贈与によって取得すると、特例の対象外となります。

 

改正後の相続時精算課税制度

今回の税制改正後は、相続時精算課税制度を選択しても暦年課税方式と同様に毎年110万円を控除することができます

更に言うと、この控除分である110万円は相続開始時に相続財産に加算されません
また、年間の贈与額が110万円を超えないならば、申告も不要です

今まで相続時精算課税制度は相続時にすべての贈与を相続財産に加算され、かつ少額の贈与であっても毎年申告をする必要がありました。

これらの勝手の悪さが精算課税贈与の利用件数を少なくした要因となっていましたが、この度に解消されて、使いやすくなったと言えます。(相続時精算課税制度に暦年課税方式の要素が組み合わさったと言えます。)

制度の変更は2024年1月1日以降の贈与からとなります。

 

それでも、相続時精算課税制度は使いにくい

今回の改正によって、相続時精算課税制度は活用しやすくなったと言えます。
しかしながら、暦年課税制度のような控除枠が設けられることになったとはいえ、一度相続時精算課税制度を選ぶと、変更ができない」点は変わらないのです。

つまり、相続時精算課税制度を利用して移転した財産は、年間の控除分を除いて相続時に相続税課税対象となります。
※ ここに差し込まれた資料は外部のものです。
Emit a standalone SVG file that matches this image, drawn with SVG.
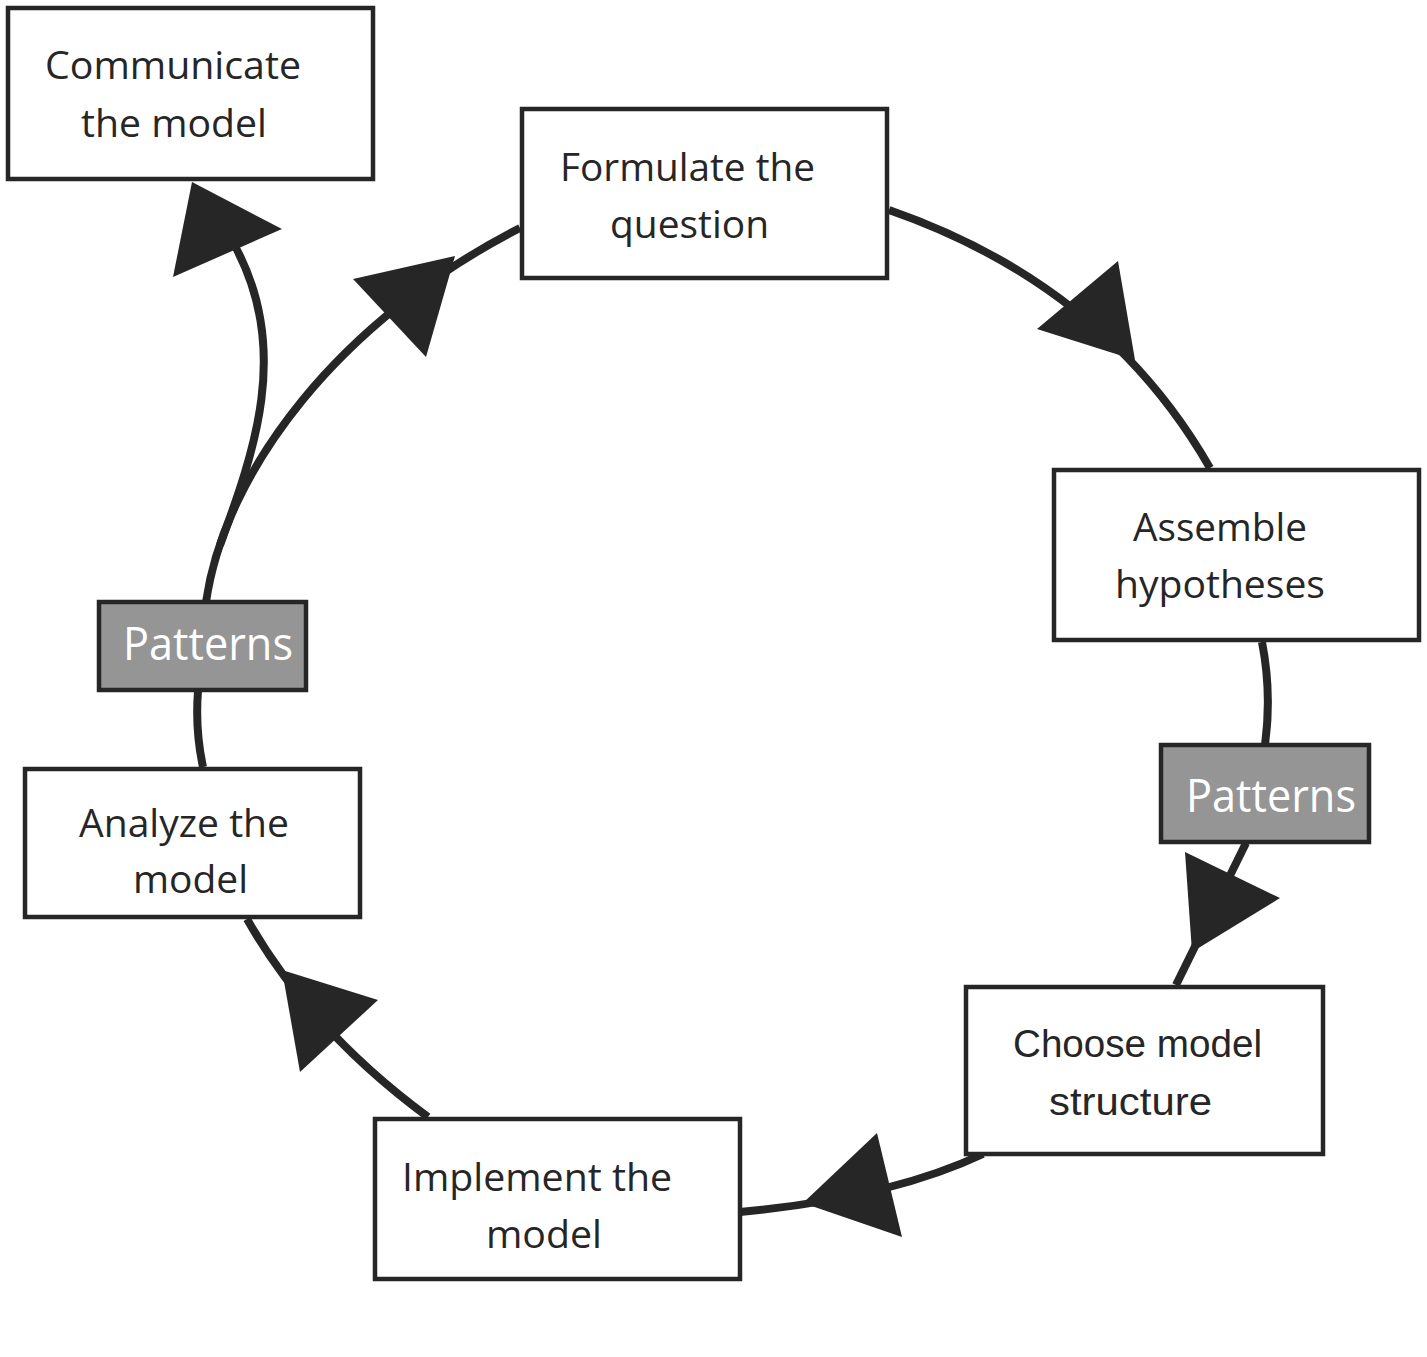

そもそも、相続時精算課税制度は早期に財産移転をしたい方のための制度です。また、贈与と遺産との合算が基礎控除額を下回る(=相続税がかからない)ことが想定されるのであれば、活用しても良いでしょう。相続手続きに比べ、贈与の手続きの方が簡単だからです。

節税を考えるのであれば、最初から相続時精算課税制度は選択せずに、通常の生前贈与を続けたほうが良いでしょう。

 

まとめ

今回の税制改正では生前贈与に関する変更点がありました。

生前贈与を検討している場合は、相続時精算課税の変更点や加算延長期間の変更をしっかりと押さえておきましょう。